Output the lines below exactly, please, from the first line until the line with "from matplotlib.lines import Line2D", counting both.

--- START Material shown ---

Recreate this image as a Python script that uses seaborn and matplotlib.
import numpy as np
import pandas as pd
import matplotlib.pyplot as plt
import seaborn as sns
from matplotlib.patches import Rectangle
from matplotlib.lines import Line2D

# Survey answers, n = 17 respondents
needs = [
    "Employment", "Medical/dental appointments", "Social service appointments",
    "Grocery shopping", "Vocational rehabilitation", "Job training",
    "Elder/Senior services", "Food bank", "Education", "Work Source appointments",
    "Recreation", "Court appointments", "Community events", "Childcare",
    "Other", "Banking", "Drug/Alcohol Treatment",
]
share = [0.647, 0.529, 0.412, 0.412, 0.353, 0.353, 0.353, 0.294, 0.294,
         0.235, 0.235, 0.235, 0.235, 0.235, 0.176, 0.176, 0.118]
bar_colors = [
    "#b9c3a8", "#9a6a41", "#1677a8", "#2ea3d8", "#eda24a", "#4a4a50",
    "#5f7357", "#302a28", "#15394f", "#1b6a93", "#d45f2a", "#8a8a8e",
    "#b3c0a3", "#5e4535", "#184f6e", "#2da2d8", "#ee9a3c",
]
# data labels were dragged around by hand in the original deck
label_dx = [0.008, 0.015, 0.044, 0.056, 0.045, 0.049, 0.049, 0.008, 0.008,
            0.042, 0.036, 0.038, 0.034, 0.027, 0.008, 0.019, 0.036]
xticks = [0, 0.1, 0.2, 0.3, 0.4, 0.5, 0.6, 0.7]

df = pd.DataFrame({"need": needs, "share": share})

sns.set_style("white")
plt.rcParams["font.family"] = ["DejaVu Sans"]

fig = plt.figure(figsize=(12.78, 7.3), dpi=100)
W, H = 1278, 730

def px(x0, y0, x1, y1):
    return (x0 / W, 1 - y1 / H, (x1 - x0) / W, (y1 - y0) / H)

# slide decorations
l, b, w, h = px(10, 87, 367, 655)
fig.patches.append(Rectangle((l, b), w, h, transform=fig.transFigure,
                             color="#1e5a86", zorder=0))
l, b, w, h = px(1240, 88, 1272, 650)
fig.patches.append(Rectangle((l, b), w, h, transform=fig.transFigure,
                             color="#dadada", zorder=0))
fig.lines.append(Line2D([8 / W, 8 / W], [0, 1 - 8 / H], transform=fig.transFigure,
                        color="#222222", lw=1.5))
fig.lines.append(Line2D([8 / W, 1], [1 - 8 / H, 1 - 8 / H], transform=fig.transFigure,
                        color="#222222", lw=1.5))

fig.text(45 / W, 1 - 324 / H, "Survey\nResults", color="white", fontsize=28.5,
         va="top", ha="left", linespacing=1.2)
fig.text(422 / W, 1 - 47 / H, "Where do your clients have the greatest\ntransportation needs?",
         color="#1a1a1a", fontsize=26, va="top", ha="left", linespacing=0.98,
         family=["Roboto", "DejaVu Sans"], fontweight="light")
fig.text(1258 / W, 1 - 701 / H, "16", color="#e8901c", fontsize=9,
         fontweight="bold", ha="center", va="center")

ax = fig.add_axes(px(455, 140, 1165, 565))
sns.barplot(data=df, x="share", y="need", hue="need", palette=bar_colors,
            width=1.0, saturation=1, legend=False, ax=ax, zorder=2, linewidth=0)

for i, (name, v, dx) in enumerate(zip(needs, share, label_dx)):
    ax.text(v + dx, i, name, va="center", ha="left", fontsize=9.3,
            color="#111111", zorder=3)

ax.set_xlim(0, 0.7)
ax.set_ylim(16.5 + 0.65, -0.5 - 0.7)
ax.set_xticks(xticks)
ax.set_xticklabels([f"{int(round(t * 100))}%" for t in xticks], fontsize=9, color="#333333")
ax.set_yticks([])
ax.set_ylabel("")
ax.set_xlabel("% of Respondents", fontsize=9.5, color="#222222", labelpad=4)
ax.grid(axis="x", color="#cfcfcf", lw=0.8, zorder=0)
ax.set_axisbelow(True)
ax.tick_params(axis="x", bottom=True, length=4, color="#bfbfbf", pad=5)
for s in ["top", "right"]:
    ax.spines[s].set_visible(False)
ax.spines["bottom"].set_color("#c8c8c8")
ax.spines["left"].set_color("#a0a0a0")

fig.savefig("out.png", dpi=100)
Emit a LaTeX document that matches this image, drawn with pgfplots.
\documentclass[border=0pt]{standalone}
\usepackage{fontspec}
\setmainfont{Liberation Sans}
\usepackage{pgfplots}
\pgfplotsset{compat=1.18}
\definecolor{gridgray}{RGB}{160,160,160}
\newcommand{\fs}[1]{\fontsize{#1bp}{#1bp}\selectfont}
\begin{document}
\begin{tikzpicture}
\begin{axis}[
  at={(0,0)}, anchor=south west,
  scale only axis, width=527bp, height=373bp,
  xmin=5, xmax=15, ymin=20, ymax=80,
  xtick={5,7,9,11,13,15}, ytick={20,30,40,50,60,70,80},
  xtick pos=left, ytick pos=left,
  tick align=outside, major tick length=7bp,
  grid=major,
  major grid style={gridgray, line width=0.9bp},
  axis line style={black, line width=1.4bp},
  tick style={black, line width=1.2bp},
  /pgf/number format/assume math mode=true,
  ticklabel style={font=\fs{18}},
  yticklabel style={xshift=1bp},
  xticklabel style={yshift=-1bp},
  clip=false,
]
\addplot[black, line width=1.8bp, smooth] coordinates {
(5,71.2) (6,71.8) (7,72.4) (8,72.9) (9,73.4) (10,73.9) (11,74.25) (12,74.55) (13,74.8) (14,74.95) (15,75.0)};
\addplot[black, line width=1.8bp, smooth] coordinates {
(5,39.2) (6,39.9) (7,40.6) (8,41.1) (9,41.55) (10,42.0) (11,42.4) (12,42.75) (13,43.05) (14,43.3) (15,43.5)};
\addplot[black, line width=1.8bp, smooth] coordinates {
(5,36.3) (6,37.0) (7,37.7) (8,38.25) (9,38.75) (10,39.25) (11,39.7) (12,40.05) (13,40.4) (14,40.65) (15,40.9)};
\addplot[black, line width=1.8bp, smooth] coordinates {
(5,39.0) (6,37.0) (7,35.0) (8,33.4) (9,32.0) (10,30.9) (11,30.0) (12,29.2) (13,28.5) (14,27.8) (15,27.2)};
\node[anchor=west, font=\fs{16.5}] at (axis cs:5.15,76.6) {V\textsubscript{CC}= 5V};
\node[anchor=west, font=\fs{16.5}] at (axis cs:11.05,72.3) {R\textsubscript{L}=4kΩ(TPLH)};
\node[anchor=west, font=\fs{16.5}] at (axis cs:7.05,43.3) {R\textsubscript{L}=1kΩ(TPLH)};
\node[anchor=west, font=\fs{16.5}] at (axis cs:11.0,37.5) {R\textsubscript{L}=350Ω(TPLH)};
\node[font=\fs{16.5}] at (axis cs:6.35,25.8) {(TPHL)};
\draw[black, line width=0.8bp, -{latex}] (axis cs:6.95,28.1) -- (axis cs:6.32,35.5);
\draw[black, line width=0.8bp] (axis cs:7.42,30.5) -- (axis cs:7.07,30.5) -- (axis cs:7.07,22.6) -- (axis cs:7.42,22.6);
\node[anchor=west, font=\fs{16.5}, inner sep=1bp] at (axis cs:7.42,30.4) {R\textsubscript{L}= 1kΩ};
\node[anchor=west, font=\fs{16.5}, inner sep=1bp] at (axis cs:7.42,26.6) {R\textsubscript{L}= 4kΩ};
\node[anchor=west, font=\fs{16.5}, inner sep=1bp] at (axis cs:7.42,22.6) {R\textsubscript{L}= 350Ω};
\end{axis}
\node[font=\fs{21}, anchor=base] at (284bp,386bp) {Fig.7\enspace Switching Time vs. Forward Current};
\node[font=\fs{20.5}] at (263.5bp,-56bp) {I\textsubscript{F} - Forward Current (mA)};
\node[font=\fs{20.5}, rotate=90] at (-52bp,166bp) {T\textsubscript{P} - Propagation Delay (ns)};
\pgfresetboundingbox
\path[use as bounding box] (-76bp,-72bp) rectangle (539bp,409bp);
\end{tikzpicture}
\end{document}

--- END Material shown ---

Exercise answer:
Recreate this image as a Python script that uses seaborn and matplotlib.
import numpy as np
import pandas as pd
import matplotlib.pyplot as plt
import seaborn as sns
from matplotlib.patches import Rectangle
from matplotlib.lines import Line2D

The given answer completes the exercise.